* _What you are asked to do_:
Only the lines from the start of the data through the line containing "cb_ticks = [-2, -1, 0, 1, 2, 3, 4, 5, 6, 7]" should be written out, exactly as they are, with both ends included and the pictures left out.

* _Dataset content_:
------------

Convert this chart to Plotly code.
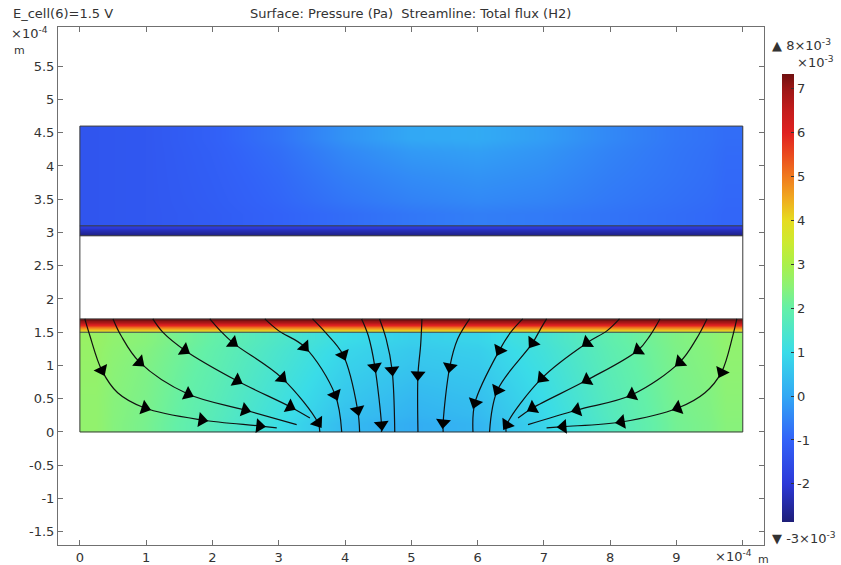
import numpy as np
import plotly.graph_objects as go

# ---------------- data (pressure in 1e-3 Pa, lengths in 1e-4 m) ----------------
x_cols = [0, 1, 2, 3, 4, 5, 6, 7, 8, 9, 10]

# lower porous domain (y = 0 .. 1.5)
bottom_y = [0.0, 0.5, 1.0, 1.5]
bottom_p = [
    [2.60, 2.25, 1.70, 1.05, 0.35, 0.10, 0.25, 0.85, 1.60, 2.20, 2.45],
    [2.60, 2.30, 1.80, 1.20, 0.60, 0.30, 0.45, 1.00, 1.70, 2.25, 2.50],
    [2.65, 2.35, 1.90, 1.35, 0.80, 0.55, 0.65, 1.15, 1.80, 2.30, 2.55],
    [2.70, 2.45, 2.00, 1.50, 1.00, 0.75, 0.85, 1.30, 1.90, 2.35, 2.60],
]
# thin catalyst strip (y = 1.5 .. 1.7)
strip_y = [1.50, 1.55, 1.60, 1.65, 1.70]
strip_p = [3.3, 4.5, 5.8, 6.8, 7.3]
# membrane-side strip (y = 2.95 .. 3.1)
memb_y = [2.95, 3.02, 3.10]
memb_p = [-2.85, -2.4, -1.9]
# upper domain (y = 3.1 .. 4.6)
top_y = [3.10, 3.85, 4.60]
top_p = [
    [-1.30, -1.25, -1.15, -1.00, -0.85, -0.70, -0.60, -0.65, -0.75, -0.85, -0.95],
    [-1.30, -1.25, -1.10, -0.90, -0.60, -0.40, -0.30, -0.40, -0.60, -0.75, -0.90],
    [-1.30, -1.25, -1.05, -0.75, -0.30, 0.00, 0.05, -0.15, -0.45, -0.70, -0.85],
]
# geometry boundaries
bound_y = [0.0, 1.5, 1.7, 2.95, 3.1, 4.6]
bound_x = [0.0, 10.0]

# colour scale
cb_vals = [-2.87, -2, -1, 0, 1, 2, 2.5, 3, 3.5, 4, 4.5, 5, 5.5, 6, 6.5, 7, 7.34]
cb_colors = ['#1e1e78', '#2c38d8', '#3262f8', '#32a8f4', '#3adce8', '#64f0a8',
             '#8cf276', '#aaf04a', '#ccea30', '#e6dc20', '#f0aa20', '#f07a1e',
             '#ea4a1e', '#e02020', '#c41c1c', '#9c1616', '#701010']
cb_ticks = [-2, -1, 0, 1, 2, 3, 4, 5, 6, 7]

# streamlines of total H2 flux: (x list, y list, arrow point indices)
streams = [
    ([0.075, 0.15, 0.33, 0.57, 0.98, 1.84, 2.71, 2.97], [1.70, 1.45, 0.93, 0.59, 0.36, 0.18, 0.09, 0.06], [2, 4, 5, 6]),
    ([0.50, 0.62, 0.90, 1.63, 2.49, 3.27], [1.70, 1.45, 1.05, 0.57, 0.33, 0.11], [2, 3, 4]),
    ([1.10, 1.25, 1.58, 2.37, 3.17, 3.47], [1.70, 1.50, 1.23, 0.77, 0.38, 0.21], [2, 3, 4]),
    ([1.96, 2.12, 2.31, 3.05, 3.59, 3.62], [1.70, 1.52, 1.34, 0.81, 0.14, 0.00], [2, 3, 4]),
    ([2.79, 3.00, 3.39, 3.85, 3.95], [1.70, 1.52, 1.28, 0.56, 0.00], [2, 3]),
    ([3.51, 3.70, 3.97, 4.19, 4.22], [1.70, 1.50, 1.16, 0.33, 0.00], [2, 3]),
    ([4.25, 4.35, 4.45, 4.55, 4.55], [1.70, 1.45, 0.98, 0.11, 0.00], [2, 3]),
    ([4.52, 4.62, 4.71, 4.75], [1.70, 1.40, 0.93, 0.00], [2]),
    ([5.16, 5.14, 5.10, 5.10], [1.70, 1.30, 0.86, 0.00], [2]),
    ([5.88, 5.70, 5.58, 5.48, 5.48], [1.70, 1.40, 0.98, 0.14, 0.00], [2, 3]),
    ([6.68, 6.50, 6.33, 5.96, 5.93], [1.70, 1.50, 1.23, 0.44, 0.00], [2, 3]),
    ([7.04, 6.95, 6.83, 6.30, 6.18], [1.70, 1.55, 1.34, 0.63, 0.00], [2, 3]),
    ([8.14, 7.95, 7.65, 6.97, 6.44, 6.43], [1.70, 1.52, 1.34, 0.81, 0.11, 0.00], [2, 3, 4]),
    ([8.75, 8.60, 8.42, 7.65, 6.83, 6.61], [1.70, 1.45, 1.23, 0.78, 0.36, 0.21], [2, 3, 4]),
    ([9.46, 9.30, 9.05, 8.33, 7.50, 6.76], [1.70, 1.40, 1.05, 0.56, 0.33, 0.11], [2, 3, 4]),
    ([9.91, 9.85, 9.68, 9.43, 9.02, 8.17, 7.29, 7.04], [1.70, 1.45, 0.90, 0.59, 0.36, 0.15, 0.08, 0.06], [2, 4, 5, 6]),
]

x_ticks = [0, 1, 2, 3, 4, 5, 6, 7, 8, 9, 10]
x_ticktext = ['0', '1', '2', '3', '4', '5', '6', '7', '8', '9', '']
y_ticks = [-1.5, -1, -0.5, 0, 0.5, 1, 1.5, 2, 2.5, 3, 3.5, 4, 4.5, 5, 5.5]
y_ticktext = ['-1.5', '-1', '-0.5', '0', '0.5', '1', '1.5', '2', '2.5', '3', '3.5', '4', '4.5', '5', '5.5']

# ---------------- figure ----------------
W, H = 841, 565
L, R, T, B = 58, 77, 27, 20
pw, ph = W - L - R, H - T - B

def px2x(px):
    return (px - L) / pw

def py2y(py):
    return (H - B - py) / ph

cmin, cmax = cb_vals[0], cb_vals[-1]
colorscale = [[(v - cmin) / (cmax - cmin), c] for v, c in zip(cb_vals, cb_colors)]

def edges(c):
    c = np.asarray(c, dtype=float)
    return np.concatenate([[c[0]], (c[1:] + c[:-1]) / 2, [c[-1]]])

xe = edges(x_cols)
xe2 = np.array([x_cols[0], (x_cols[0] + x_cols[-1]) / 2, x_cols[-1]])

fig = go.Figure()

common = dict(zsmooth='best', colorscale=colorscale, zmin=cmin, zmax=cmax,
              hoverinfo='skip')

fig.add_trace(go.Heatmap(x=xe, y=edges(bottom_y), z=bottom_p, showscale=True,
    colorbar=dict(thickness=12, thicknessmode='pixels', len=448, lenmode='pixels',
                  x=px2x(782), xanchor='left', y=py2y(298), yanchor='middle',
                  xpad=0, ypad=0, outlinewidth=0, borderwidth=0,
                  tickvals=cb_ticks, ticktext=[str(t) for t in cb_ticks],
                  ticks='inside', ticklen=3, tickcolor='#333333',
                  tickfont=dict(family='DejaVu Sans', size=13, color='#333333')),
    **common))
fig.add_trace(go.Heatmap(x=xe2, y=edges(strip_y), z=[[v, v] for v in strip_p],
                         showscale=False, **common))
fig.add_trace(go.Heatmap(x=xe2, y=edges(memb_y), z=[[v, v] for v in memb_p],
                         showscale=False, **common))
fig.add_trace(go.Heatmap(x=xe, y=edges(top_y), z=top_p, showscale=False, **common))

# geometry outline
ox, oy = [], []
for yb in bound_y:
    ox += [bound_x[0], bound_x[1], None]
    oy += [yb, yb, None]
for xb in bound_x:
    ox += [xb, xb, None]
    oy += [bound_y[0], bound_y[-1], None]
fig.add_trace(go.Scatter(x=ox, y=oy, mode='lines', line=dict(color='#3a3a3a', width=1),
                         hoverinfo='skip', showlegend=False))

# streamlines + arrows
ax, ay, aang = [], [], []
for xs, ys, idx in streams:
    fig.add_trace(go.Scatter(x=xs, y=ys, mode='lines',
                             line=dict(color='#111111', width=1.2, shape='spline', smoothing=1.0),
                             hoverinfo='skip', showlegend=False))
    for i in idx:
        j0, j1 = max(i - 1, 0), min(i + 1, len(xs) - 1)
        dx, dy = xs[j1] - xs[j0], ys[j1] - ys[j0]
        ax.append(xs[i]); ay.append(ys[i])
        aang.append(float(np.degrees(np.arctan2(dx, dy))))
fig.add_trace(go.Scatter(x=ax, y=ay, mode='markers',
                         marker=dict(symbol='triangle-up', size=13, color='black',
                                     angle=aang, line=dict(width=0)),
                         hoverinfo='skip', showlegend=False))

axis_common = dict(showline=True, linecolor='#707070', linewidth=1, mirror='ticks',
                   ticks='inside', ticklen=5, tickcolor='#707070', showgrid=False,
                   zeroline=False, automargin=False,
                   tickfont=dict(family='DejaVu Sans', size=13, color='#333333'))

fig.update_layout(
    width=W, height=H, margin=dict(l=L, r=R, t=T, b=B, autoexpand=False),
    paper_bgcolor='white', plot_bgcolor='white', showlegend=False,
    xaxis=dict(range=[-0.33, 10.32], tickvals=x_ticks, ticktext=x_ticktext, **axis_common),
    yaxis=dict(range=[-1.70, 6.09], tickvals=y_ticks, ticktext=y_ticktext, **axis_common),
    font=dict(family='DejaVu Sans', color='#333333'),
)

def ann(text, px, py, size=13, xanchor='left'):
    fig.add_annotation(text=text, x=px2x(px), y=py2y(py), xref='paper', yref='paper',
                       showarrow=False, xanchor=xanchor, yanchor='middle',
                       font=dict(family='DejaVu Sans', size=size, color='#333333'))

ann('E_cell(6)=1.5 V', 11, 13)
ann('Surface: Pressure (Pa)  Streamline: Total flux (H2)', 410, 13, xanchor='center')
ann('×10<sup>-4</sup>', 9, 33)
ann('m', 12, 50, size=11)
ann('×10<sup>-4</sup>', 713, 556)
ann('m', 756, 559, size=11)
ann('▲ 8×10<sup>-3</sup>', 770, 45)
ann('×10<sup>-3</sup>', 795, 62)
ann('▼ -3×10<sup>-3</sup>', 770, 538)

fig.write_html('out.html')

------------

* _Answer for this exercise_:
Convert this chart to Plotly code.
import numpy as np
import plotly.graph_objects as go

# ---------------- data (pressure in 1e-3 Pa, lengths in 1e-4 m) ----------------
x_cols = [0, 1, 2, 3, 4, 5, 6, 7, 8, 9, 10]

# lower porous domain (y = 0 .. 1.5)
bottom_y = [0.0, 0.5, 1.0, 1.5]
bottom_p = [
    [2.60, 2.25, 1.70, 1.05, 0.35, 0.10, 0.25, 0.85, 1.60, 2.20, 2.45],
    [2.60, 2.30, 1.80, 1.20, 0.60, 0.30, 0.45, 1.00, 1.70, 2.25, 2.50],
    [2.65, 2.35, 1.90, 1.35, 0.80, 0.55, 0.65, 1.15, 1.80, 2.30, 2.55],
    [2.70, 2.45, 2.00, 1.50, 1.00, 0.75, 0.85, 1.30, 1.90, 2.35, 2.60],
]
# thin catalyst strip (y = 1.5 .. 1.7)
strip_y = [1.50, 1.55, 1.60, 1.65, 1.70]
strip_p = [3.3, 4.5, 5.8, 6.8, 7.3]
# membrane-side strip (y = 2.95 .. 3.1)
memb_y = [2.95, 3.02, 3.10]
memb_p = [-2.85, -2.4, -1.9]
# upper domain (y = 3.1 .. 4.6)
top_y = [3.10, 3.85, 4.60]
top_p = [
    [-1.30, -1.25, -1.15, -1.00, -0.85, -0.70, -0.60, -0.65, -0.75, -0.85, -0.95],
    [-1.30, -1.25, -1.10, -0.90, -0.60, -0.40, -0.30, -0.40, -0.60, -0.75, -0.90],
    [-1.30, -1.25, -1.05, -0.75, -0.30, 0.00, 0.05, -0.15, -0.45, -0.70, -0.85],
]
# geometry boundaries
bound_y = [0.0, 1.5, 1.7, 2.95, 3.1, 4.6]
bound_x = [0.0, 10.0]

# colour scale
cb_vals = [-2.87, -2, -1, 0, 1, 2, 2.5, 3, 3.5, 4, 4.5, 5, 5.5, 6, 6.5, 7, 7.34]
cb_colors = ['#1e1e78', '#2c38d8', '#3262f8', '#32a8f4', '#3adce8', '#64f0a8',
             '#8cf276', '#aaf04a', '#ccea30', '#e6dc20', '#f0aa20', '#f07a1e',
             '#ea4a1e', '#e02020', '#c41c1c', '#9c1616', '#701010']
cb_ticks = [-2, -1, 0, 1, 2, 3, 4, 5, 6, 7]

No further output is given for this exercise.